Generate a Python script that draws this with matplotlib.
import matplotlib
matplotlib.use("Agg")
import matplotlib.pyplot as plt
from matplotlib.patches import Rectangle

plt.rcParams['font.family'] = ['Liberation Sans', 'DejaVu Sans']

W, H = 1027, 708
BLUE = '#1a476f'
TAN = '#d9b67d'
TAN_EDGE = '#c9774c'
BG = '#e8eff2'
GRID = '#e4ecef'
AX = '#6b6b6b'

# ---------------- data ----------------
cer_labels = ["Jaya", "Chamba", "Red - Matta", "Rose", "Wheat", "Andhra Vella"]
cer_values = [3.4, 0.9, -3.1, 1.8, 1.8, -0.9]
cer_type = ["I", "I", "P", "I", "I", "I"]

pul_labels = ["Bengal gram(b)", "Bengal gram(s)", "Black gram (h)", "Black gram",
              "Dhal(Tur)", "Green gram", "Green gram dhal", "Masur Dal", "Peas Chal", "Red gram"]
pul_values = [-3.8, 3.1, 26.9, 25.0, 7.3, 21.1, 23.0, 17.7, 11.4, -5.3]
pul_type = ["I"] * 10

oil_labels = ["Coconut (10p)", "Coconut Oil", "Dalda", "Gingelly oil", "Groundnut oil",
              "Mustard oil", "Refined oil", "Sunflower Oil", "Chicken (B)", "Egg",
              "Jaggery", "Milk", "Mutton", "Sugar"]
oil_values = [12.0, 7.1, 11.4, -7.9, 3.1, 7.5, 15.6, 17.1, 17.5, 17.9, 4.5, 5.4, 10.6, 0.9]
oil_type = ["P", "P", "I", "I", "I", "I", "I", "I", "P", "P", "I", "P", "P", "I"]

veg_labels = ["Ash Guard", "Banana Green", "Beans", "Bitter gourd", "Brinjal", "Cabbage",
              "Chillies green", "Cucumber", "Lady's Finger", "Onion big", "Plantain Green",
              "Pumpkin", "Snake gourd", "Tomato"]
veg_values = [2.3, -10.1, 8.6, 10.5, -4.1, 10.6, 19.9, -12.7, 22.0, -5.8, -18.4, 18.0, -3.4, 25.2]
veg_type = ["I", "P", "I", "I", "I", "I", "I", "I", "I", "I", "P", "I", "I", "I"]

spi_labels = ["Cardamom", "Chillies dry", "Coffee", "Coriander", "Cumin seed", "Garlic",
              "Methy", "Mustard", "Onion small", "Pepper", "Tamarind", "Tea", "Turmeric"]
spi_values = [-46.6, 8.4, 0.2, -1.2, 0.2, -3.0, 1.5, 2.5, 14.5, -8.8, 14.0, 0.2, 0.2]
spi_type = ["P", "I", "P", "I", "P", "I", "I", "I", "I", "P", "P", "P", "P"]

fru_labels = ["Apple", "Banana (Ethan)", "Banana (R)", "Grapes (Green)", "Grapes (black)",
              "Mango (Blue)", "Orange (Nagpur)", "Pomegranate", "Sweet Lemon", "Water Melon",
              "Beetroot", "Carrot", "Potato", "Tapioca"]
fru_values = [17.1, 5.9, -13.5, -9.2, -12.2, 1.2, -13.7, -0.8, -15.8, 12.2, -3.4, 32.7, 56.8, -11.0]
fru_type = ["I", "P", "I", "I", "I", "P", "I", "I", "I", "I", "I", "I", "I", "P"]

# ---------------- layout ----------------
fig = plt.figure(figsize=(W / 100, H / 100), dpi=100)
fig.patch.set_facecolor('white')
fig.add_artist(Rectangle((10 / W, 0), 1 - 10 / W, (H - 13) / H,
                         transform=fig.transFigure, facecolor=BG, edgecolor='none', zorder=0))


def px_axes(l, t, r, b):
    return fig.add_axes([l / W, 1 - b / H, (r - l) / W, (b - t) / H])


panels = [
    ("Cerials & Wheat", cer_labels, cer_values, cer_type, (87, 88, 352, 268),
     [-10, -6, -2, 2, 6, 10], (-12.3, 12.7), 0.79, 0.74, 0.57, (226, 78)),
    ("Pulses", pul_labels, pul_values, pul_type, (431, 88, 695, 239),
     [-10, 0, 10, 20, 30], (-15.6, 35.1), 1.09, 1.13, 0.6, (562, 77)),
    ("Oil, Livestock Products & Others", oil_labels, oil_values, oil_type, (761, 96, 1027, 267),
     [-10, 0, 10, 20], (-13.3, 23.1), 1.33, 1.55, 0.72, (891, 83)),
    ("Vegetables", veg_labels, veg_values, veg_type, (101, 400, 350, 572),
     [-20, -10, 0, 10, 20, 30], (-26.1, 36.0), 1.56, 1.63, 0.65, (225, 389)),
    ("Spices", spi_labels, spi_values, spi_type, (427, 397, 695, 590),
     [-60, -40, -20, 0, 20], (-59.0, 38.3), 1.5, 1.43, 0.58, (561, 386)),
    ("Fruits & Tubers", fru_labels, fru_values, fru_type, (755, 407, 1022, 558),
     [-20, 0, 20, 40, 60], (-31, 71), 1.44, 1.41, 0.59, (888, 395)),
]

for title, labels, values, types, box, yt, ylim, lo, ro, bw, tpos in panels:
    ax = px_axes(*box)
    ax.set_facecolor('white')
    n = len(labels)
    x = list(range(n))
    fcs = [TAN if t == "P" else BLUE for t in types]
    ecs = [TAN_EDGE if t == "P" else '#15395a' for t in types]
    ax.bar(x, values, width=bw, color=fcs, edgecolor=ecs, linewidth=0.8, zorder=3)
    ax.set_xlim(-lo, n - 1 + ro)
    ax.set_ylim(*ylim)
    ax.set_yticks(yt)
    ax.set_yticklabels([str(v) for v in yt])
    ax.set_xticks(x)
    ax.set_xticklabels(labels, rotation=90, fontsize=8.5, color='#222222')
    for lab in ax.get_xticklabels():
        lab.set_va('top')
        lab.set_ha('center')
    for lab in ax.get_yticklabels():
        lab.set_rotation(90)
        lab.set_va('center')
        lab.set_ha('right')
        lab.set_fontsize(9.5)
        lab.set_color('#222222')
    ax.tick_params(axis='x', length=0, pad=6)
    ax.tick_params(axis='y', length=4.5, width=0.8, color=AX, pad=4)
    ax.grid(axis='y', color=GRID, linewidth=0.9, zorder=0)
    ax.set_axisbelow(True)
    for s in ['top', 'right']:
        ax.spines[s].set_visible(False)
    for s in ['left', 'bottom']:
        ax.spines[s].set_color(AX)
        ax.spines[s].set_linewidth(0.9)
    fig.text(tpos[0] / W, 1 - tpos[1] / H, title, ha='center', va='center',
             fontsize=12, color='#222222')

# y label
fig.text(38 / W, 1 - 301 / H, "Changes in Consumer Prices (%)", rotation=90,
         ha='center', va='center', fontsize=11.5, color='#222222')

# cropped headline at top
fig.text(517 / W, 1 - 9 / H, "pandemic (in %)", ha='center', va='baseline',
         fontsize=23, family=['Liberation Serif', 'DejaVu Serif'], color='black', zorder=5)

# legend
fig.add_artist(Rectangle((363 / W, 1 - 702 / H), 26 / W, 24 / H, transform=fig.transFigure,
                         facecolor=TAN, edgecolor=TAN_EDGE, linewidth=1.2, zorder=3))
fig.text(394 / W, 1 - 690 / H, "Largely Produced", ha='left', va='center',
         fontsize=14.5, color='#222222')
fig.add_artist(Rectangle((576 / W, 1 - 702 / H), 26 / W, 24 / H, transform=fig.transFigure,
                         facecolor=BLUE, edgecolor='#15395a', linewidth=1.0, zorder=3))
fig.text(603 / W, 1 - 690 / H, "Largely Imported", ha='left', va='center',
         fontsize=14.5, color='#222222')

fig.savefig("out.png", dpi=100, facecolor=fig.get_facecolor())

Task directions => Go through the data and gather every line that holds "matplotlib".

Response to the task =>
Generate a Python script that draws this with matplotlib.
import matplotlib
matplotlib.use("Agg")
import matplotlib.pyplot as plt
from matplotlib.patches import Rectangle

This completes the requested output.